== Material shown ==
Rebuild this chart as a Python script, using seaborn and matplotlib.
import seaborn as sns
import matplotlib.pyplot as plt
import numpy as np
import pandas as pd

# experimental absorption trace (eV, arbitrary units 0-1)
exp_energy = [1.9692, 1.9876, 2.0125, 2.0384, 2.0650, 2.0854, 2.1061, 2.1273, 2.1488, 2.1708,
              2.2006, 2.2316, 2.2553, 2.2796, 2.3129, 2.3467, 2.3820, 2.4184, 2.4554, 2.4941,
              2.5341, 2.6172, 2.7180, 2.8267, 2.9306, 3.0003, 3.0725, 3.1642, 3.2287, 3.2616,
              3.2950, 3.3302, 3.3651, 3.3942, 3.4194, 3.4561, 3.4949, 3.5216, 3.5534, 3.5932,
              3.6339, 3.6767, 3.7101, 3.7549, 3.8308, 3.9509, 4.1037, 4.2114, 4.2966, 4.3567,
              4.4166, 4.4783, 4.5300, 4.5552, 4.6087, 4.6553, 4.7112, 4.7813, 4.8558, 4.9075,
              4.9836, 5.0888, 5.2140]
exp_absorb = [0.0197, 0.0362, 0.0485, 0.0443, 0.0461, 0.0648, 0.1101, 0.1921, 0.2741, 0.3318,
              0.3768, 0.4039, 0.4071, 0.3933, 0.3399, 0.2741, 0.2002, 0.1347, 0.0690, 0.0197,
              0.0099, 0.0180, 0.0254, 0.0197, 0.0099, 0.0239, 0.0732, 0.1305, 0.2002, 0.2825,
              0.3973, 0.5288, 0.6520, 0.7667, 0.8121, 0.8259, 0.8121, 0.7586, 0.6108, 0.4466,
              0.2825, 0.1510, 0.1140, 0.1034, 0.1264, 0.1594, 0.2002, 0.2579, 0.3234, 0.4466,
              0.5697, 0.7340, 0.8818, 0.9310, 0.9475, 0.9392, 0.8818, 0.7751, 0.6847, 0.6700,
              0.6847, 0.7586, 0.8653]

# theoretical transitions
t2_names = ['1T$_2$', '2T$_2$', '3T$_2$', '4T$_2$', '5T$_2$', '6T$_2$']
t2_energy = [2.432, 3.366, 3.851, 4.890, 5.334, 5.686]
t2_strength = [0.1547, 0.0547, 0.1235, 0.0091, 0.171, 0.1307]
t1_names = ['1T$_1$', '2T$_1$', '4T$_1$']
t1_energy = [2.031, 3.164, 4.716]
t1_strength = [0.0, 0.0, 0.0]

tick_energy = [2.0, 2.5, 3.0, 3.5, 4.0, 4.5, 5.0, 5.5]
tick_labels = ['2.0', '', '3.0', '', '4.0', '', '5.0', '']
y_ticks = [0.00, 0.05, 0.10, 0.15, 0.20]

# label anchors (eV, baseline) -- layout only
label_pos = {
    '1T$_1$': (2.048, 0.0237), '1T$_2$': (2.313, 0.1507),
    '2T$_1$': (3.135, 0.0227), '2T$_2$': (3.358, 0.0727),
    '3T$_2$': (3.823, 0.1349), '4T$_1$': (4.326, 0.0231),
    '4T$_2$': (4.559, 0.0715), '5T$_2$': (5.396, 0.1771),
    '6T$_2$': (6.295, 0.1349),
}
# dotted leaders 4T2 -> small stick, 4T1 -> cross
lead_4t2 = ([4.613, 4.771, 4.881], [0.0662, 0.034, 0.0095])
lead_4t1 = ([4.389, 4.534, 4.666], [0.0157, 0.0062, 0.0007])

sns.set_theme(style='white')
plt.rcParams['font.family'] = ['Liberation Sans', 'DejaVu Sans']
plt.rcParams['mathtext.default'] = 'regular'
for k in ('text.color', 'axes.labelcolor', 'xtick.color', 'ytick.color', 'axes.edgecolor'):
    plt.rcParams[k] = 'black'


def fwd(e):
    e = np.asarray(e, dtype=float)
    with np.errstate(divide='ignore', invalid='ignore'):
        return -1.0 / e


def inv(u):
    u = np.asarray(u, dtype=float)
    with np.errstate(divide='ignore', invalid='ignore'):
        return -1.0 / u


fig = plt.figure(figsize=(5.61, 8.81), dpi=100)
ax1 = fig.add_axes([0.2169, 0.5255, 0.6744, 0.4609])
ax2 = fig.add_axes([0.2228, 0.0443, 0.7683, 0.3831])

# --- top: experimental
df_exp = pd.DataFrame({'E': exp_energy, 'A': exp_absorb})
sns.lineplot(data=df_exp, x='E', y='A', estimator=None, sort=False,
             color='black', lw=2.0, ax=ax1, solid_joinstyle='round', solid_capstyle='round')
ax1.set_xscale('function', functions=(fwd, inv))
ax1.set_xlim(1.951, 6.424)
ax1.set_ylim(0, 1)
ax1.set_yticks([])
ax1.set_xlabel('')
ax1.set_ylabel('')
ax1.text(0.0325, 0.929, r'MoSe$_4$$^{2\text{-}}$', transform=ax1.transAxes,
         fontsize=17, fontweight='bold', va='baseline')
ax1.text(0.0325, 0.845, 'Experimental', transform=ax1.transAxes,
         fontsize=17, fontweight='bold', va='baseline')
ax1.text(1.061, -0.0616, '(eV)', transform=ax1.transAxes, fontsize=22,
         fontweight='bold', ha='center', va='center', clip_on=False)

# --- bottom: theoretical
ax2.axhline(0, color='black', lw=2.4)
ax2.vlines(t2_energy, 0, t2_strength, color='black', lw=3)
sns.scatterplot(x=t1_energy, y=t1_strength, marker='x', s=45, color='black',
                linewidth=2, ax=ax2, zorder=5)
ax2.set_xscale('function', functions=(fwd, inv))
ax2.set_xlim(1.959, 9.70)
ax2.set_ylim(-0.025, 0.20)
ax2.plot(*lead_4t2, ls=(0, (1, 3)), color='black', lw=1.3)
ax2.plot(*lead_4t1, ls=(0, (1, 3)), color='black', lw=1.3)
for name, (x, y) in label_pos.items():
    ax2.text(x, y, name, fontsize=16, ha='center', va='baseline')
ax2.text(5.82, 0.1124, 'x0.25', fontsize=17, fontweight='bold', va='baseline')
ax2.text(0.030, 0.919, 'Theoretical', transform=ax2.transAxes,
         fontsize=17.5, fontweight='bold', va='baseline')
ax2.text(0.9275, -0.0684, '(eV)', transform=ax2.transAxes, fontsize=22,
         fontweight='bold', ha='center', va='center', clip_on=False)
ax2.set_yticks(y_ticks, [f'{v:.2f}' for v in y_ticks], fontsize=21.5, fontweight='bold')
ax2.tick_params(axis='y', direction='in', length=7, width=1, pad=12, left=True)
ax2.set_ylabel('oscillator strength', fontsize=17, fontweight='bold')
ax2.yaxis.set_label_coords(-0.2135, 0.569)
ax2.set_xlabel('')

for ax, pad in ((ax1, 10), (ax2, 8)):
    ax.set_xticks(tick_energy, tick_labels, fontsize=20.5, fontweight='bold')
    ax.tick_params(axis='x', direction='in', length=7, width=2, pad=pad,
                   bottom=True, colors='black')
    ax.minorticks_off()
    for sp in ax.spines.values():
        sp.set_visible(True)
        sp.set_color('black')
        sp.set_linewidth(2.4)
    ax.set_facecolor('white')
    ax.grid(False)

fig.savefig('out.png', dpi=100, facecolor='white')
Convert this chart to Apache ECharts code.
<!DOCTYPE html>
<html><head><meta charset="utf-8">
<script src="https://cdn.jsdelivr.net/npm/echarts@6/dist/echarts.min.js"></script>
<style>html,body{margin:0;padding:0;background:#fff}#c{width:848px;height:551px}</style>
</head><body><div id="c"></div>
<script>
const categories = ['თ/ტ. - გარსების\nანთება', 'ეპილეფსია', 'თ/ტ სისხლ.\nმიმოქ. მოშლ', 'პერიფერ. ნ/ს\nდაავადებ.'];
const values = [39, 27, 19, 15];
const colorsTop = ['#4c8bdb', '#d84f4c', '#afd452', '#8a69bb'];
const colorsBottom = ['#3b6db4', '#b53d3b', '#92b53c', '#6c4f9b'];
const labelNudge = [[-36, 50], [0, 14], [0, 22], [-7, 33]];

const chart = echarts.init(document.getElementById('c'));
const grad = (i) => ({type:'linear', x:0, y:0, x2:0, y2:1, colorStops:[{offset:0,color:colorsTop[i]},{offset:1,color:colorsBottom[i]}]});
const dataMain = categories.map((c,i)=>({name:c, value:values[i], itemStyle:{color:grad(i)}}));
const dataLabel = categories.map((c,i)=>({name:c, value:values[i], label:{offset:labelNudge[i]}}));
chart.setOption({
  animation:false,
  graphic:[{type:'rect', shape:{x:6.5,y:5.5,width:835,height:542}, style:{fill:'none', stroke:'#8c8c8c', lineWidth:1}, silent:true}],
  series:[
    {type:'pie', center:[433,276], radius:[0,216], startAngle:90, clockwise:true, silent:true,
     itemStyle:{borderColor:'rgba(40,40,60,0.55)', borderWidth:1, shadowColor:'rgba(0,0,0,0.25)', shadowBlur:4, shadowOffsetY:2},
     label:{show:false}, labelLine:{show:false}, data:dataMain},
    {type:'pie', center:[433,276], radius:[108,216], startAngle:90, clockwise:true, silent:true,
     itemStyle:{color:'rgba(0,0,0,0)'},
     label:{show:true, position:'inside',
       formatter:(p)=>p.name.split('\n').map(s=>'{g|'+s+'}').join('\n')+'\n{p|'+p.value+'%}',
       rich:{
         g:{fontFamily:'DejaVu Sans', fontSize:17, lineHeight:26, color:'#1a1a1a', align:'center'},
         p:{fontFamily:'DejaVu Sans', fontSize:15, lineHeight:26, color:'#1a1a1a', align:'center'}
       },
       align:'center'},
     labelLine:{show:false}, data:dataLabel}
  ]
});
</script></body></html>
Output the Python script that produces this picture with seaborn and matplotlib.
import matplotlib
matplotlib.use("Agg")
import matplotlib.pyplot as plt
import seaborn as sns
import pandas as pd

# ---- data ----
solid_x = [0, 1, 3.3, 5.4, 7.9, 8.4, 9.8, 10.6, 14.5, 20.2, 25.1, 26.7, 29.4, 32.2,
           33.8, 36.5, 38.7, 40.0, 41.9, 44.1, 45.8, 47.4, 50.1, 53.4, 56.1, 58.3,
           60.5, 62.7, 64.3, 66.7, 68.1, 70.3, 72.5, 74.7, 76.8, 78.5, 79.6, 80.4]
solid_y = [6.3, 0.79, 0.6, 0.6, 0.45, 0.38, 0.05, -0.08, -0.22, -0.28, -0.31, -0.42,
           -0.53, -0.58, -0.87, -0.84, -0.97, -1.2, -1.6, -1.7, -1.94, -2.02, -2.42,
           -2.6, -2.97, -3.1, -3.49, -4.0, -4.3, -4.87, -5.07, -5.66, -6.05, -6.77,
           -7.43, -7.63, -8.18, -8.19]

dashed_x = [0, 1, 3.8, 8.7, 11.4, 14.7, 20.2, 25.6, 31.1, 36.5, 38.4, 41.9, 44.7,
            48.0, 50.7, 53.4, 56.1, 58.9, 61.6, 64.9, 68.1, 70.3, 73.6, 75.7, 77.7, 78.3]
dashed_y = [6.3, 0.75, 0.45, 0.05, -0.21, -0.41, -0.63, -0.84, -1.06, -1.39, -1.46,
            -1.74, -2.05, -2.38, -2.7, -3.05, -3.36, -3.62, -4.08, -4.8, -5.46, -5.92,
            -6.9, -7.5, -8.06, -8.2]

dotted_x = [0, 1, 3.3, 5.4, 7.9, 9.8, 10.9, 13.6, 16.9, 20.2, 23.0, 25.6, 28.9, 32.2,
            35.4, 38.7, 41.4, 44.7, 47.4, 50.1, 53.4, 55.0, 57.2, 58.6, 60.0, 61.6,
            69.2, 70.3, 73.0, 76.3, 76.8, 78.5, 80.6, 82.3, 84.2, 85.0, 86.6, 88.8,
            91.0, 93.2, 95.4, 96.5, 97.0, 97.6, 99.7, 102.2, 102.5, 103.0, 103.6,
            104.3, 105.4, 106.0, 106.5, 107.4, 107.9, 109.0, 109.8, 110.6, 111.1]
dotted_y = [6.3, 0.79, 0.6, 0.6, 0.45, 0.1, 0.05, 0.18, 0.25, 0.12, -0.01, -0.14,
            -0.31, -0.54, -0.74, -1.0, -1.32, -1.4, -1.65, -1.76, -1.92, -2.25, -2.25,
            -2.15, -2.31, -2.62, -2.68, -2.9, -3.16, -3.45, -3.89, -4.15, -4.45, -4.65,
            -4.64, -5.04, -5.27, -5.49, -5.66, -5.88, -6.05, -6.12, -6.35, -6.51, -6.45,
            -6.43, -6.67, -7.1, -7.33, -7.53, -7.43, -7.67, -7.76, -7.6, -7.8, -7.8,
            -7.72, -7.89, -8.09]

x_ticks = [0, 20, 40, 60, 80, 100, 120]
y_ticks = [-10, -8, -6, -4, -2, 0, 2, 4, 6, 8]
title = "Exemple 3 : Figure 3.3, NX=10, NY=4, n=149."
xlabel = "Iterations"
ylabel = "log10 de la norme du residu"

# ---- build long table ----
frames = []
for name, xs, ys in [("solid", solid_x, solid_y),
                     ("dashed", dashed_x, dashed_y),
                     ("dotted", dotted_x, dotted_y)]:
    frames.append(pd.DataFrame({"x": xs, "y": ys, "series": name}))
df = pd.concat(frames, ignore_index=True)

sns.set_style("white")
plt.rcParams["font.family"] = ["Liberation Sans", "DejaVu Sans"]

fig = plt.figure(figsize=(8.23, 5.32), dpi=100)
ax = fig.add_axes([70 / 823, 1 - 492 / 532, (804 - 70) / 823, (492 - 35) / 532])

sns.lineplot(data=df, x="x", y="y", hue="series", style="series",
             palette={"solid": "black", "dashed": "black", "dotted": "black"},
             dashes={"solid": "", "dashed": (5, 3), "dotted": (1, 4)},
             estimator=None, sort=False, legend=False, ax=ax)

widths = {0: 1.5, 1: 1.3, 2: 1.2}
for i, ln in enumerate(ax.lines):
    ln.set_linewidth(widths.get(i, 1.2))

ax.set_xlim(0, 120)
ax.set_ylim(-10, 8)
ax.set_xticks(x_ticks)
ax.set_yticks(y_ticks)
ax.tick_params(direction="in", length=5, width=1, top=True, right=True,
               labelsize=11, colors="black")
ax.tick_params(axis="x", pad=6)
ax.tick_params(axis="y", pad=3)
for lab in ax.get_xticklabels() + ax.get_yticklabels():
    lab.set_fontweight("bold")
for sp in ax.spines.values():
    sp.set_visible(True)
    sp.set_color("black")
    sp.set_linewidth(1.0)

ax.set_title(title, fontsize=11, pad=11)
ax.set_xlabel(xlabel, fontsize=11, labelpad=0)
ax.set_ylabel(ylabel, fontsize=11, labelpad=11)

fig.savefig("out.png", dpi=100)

== What you should do ==
Retype exactly what runs from the line containing "Convert this chart to Apache ECharts code." through the line containing "const labelNudge = [[-36, 50], [0, 14], [0, 22], [-7, 33]];", both lines included, and stop there.

== Expected answer ==
Convert this chart to Apache ECharts code.
<!DOCTYPE html>
<html><head><meta charset="utf-8">
<script src="https://cdn.jsdelivr.net/npm/echarts@6/dist/echarts.min.js"></script>
<style>html,body{margin:0;padding:0;background:#fff}#c{width:848px;height:551px}</style>
</head><body><div id="c"></div>
<script>
const categories = ['თ/ტ. - გარსების\nანთება', 'ეპილეფსია', 'თ/ტ სისხლ.\nმიმოქ. მოშლ', 'პერიფერ. ნ/ს\nდაავადებ.'];
const values = [39, 27, 19, 15];
const colorsTop = ['#4c8bdb', '#d84f4c', '#afd452', '#8a69bb'];
const colorsBottom = ['#3b6db4', '#b53d3b', '#92b53c', '#6c4f9b'];
const labelNudge = [[-36, 50], [0, 14], [0, 22], [-7, 33]];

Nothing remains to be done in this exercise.